→ Collected data:
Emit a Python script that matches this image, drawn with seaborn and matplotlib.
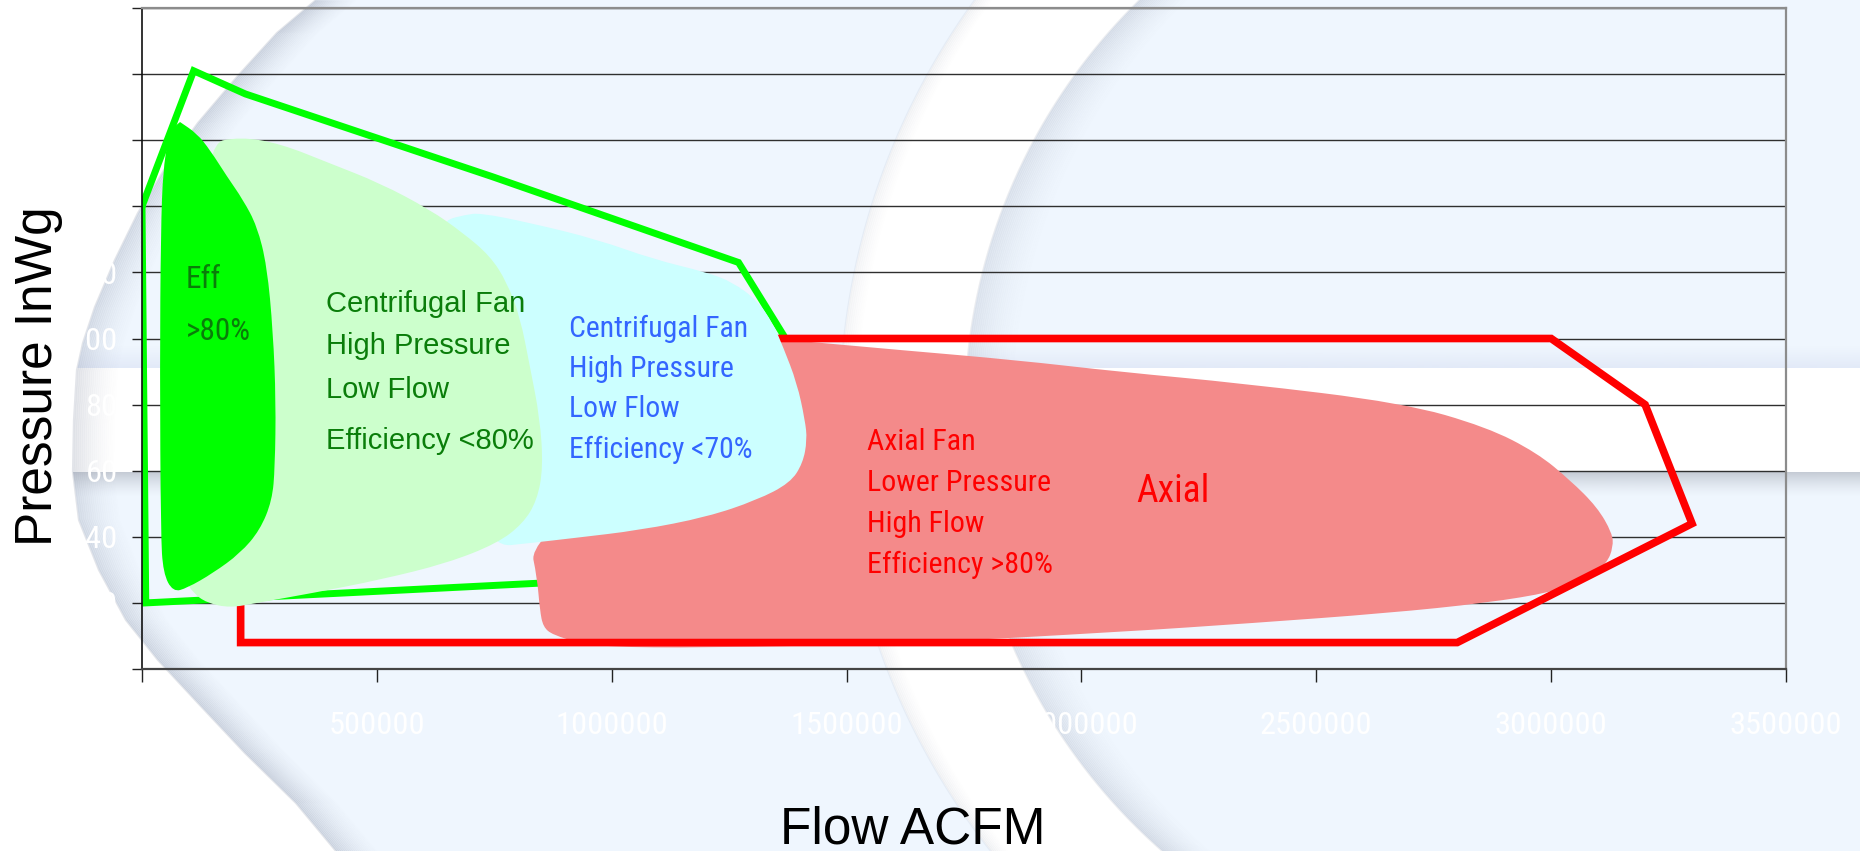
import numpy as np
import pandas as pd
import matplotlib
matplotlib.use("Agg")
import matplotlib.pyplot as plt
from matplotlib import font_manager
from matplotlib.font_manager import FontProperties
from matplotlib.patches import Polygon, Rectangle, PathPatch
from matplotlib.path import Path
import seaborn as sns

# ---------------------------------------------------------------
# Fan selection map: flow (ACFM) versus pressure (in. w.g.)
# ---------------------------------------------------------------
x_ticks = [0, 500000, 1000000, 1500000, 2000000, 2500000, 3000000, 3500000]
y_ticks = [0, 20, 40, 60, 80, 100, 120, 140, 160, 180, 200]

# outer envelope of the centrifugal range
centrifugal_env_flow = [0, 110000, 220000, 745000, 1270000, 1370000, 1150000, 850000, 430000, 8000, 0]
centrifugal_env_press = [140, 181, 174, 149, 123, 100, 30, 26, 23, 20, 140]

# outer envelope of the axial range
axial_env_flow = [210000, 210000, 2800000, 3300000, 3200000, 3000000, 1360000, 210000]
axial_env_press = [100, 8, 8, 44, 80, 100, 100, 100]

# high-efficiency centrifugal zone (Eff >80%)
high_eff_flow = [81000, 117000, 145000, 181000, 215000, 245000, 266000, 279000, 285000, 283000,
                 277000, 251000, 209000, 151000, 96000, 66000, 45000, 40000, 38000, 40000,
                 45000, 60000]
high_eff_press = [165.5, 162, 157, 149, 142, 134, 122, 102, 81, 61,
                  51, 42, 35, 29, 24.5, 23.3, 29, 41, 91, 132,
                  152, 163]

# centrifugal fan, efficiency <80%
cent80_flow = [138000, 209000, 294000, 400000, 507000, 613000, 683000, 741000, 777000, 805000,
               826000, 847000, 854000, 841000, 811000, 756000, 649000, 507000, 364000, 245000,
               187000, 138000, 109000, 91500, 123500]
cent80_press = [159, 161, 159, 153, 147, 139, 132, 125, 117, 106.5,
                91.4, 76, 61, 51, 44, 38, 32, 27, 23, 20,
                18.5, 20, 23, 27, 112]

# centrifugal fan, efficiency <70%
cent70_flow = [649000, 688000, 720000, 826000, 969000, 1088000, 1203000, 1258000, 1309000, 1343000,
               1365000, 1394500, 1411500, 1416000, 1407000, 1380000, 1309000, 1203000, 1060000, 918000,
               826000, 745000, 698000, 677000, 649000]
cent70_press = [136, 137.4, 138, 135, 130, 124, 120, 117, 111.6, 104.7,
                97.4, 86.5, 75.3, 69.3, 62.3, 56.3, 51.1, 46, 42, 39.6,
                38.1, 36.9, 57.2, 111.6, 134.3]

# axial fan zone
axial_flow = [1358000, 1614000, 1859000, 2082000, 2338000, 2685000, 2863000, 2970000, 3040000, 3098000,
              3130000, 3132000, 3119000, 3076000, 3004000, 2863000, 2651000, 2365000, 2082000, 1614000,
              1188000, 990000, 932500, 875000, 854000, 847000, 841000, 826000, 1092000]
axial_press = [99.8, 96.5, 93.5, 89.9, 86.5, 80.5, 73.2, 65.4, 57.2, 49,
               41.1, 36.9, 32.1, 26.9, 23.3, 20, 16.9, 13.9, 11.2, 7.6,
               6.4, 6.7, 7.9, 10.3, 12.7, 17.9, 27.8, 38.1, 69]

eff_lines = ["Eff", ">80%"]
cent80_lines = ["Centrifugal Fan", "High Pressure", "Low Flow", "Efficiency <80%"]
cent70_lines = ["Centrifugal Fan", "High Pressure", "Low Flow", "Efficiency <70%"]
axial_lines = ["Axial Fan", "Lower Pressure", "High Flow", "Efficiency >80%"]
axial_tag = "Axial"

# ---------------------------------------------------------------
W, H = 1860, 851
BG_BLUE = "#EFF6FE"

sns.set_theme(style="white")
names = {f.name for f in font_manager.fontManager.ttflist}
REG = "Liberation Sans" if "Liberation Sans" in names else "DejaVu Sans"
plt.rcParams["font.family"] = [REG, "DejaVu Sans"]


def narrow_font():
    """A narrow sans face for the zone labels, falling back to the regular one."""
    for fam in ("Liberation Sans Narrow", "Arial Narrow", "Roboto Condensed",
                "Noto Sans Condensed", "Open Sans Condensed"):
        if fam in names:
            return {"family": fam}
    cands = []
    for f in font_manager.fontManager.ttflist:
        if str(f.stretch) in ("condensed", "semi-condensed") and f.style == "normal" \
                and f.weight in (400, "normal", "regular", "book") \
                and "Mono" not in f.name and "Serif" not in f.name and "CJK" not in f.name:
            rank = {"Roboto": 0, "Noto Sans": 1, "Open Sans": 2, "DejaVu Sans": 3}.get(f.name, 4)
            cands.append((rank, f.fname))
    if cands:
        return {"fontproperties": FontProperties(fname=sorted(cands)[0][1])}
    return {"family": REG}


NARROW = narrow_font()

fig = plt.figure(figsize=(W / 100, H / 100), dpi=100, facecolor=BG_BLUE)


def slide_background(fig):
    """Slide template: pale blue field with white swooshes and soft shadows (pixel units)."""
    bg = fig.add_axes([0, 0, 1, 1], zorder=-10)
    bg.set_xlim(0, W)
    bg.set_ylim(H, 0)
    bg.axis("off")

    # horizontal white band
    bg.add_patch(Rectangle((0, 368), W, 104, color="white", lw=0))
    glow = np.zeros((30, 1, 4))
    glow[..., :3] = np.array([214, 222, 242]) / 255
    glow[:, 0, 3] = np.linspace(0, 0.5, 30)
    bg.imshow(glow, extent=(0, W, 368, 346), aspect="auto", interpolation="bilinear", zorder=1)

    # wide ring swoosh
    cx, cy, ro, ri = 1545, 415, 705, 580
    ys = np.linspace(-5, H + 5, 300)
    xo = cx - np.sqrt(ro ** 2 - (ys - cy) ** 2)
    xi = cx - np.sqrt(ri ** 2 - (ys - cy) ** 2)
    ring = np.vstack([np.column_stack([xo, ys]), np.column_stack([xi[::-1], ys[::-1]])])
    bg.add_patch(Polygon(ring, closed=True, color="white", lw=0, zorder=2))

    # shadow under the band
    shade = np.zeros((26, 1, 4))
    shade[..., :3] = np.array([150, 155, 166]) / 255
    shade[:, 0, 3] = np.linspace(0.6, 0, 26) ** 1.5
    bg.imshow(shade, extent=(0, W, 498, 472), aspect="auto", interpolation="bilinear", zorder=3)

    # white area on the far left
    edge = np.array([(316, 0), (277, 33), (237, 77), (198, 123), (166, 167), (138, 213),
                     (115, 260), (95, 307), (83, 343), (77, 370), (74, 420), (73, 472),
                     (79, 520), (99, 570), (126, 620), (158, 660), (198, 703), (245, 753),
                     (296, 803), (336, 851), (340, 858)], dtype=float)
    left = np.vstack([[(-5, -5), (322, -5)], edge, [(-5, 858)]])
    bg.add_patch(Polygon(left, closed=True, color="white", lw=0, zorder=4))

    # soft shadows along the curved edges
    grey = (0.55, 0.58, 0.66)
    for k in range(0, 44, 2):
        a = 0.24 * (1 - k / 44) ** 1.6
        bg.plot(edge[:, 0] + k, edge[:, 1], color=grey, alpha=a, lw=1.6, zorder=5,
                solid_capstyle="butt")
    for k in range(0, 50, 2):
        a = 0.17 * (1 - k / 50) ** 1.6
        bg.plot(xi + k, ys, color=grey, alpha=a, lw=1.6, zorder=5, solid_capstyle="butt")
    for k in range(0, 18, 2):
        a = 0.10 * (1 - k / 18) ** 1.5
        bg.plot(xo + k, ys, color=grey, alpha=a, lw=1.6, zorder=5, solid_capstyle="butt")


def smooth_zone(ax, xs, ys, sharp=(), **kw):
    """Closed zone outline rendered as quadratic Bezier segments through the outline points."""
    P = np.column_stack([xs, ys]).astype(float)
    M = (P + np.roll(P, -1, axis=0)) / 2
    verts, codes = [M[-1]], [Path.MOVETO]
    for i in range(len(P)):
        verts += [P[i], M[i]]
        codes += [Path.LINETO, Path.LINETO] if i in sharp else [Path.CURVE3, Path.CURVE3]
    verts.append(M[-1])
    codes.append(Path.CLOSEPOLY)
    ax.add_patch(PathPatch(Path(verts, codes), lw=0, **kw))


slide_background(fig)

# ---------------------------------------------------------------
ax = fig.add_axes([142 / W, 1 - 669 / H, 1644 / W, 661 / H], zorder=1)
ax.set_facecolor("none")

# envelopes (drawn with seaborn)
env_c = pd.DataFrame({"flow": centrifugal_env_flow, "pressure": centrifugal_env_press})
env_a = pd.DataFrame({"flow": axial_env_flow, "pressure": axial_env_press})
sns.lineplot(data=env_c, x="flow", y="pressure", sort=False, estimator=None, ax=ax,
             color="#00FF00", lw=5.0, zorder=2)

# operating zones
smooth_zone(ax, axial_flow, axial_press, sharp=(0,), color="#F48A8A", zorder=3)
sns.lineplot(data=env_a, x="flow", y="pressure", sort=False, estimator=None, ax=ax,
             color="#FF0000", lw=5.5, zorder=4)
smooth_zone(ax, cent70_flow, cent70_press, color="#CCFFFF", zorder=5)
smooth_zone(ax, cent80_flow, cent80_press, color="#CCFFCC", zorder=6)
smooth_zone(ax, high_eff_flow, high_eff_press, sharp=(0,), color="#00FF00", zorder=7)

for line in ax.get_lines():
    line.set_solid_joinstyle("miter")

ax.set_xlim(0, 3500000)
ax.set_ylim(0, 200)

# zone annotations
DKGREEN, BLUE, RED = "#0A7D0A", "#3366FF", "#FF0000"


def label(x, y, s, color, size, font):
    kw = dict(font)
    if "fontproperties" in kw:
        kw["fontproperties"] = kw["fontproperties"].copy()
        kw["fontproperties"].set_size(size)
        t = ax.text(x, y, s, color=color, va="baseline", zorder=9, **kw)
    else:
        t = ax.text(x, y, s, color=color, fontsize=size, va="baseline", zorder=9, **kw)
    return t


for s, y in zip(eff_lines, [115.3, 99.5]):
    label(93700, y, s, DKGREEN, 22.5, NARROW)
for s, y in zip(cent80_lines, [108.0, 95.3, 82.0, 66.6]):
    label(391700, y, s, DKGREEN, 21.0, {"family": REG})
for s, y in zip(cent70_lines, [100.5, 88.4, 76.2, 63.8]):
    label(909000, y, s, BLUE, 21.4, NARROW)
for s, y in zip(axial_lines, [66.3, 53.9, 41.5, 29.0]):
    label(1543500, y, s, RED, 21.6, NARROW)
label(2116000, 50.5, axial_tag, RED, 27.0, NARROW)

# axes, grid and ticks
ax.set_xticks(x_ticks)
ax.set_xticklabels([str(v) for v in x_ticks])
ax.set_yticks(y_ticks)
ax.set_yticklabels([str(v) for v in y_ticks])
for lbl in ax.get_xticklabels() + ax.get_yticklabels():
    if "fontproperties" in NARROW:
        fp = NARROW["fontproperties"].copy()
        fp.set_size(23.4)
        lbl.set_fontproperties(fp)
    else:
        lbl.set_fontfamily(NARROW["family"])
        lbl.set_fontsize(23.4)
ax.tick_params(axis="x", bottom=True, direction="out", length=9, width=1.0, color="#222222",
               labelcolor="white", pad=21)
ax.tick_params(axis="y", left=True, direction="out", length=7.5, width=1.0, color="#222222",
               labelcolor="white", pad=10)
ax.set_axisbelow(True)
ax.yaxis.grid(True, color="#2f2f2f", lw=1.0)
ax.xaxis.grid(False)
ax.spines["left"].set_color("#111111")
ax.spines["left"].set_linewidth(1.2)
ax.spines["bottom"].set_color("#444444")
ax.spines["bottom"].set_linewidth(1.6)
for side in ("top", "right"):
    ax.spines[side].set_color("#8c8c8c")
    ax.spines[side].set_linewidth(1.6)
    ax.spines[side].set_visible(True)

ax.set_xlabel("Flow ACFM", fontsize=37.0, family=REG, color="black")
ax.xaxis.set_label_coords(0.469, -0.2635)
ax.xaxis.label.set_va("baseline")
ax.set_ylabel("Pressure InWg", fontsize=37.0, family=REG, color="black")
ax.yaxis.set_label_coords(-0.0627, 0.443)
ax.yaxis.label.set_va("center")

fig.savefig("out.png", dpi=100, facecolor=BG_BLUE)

→ Task prompt:
Pictures are excluded; extract exactly the lines from the start of the data through the line that holds "23, 20, 140]", both ends included.

→ Output of the task:
Emit a Python script that matches this image, drawn with seaborn and matplotlib.
import numpy as np
import pandas as pd
import matplotlib
matplotlib.use("Agg")
import matplotlib.pyplot as plt
from matplotlib import font_manager
from matplotlib.font_manager import FontProperties
from matplotlib.patches import Polygon, Rectangle, PathPatch
from matplotlib.path import Path
import seaborn as sns

# ---------------------------------------------------------------
# Fan selection map: flow (ACFM) versus pressure (in. w.g.)
# ---------------------------------------------------------------
x_ticks = [0, 500000, 1000000, 1500000, 2000000, 2500000, 3000000, 3500000]
y_ticks = [0, 20, 40, 60, 80, 100, 120, 140, 160, 180, 200]

# outer envelope of the centrifugal range
centrifugal_env_flow = [0, 110000, 220000, 745000, 1270000, 1370000, 1150000, 850000, 430000, 8000, 0]
centrifugal_env_press = [140, 181, 174, 149, 123, 100, 30, 26, 23, 20, 140]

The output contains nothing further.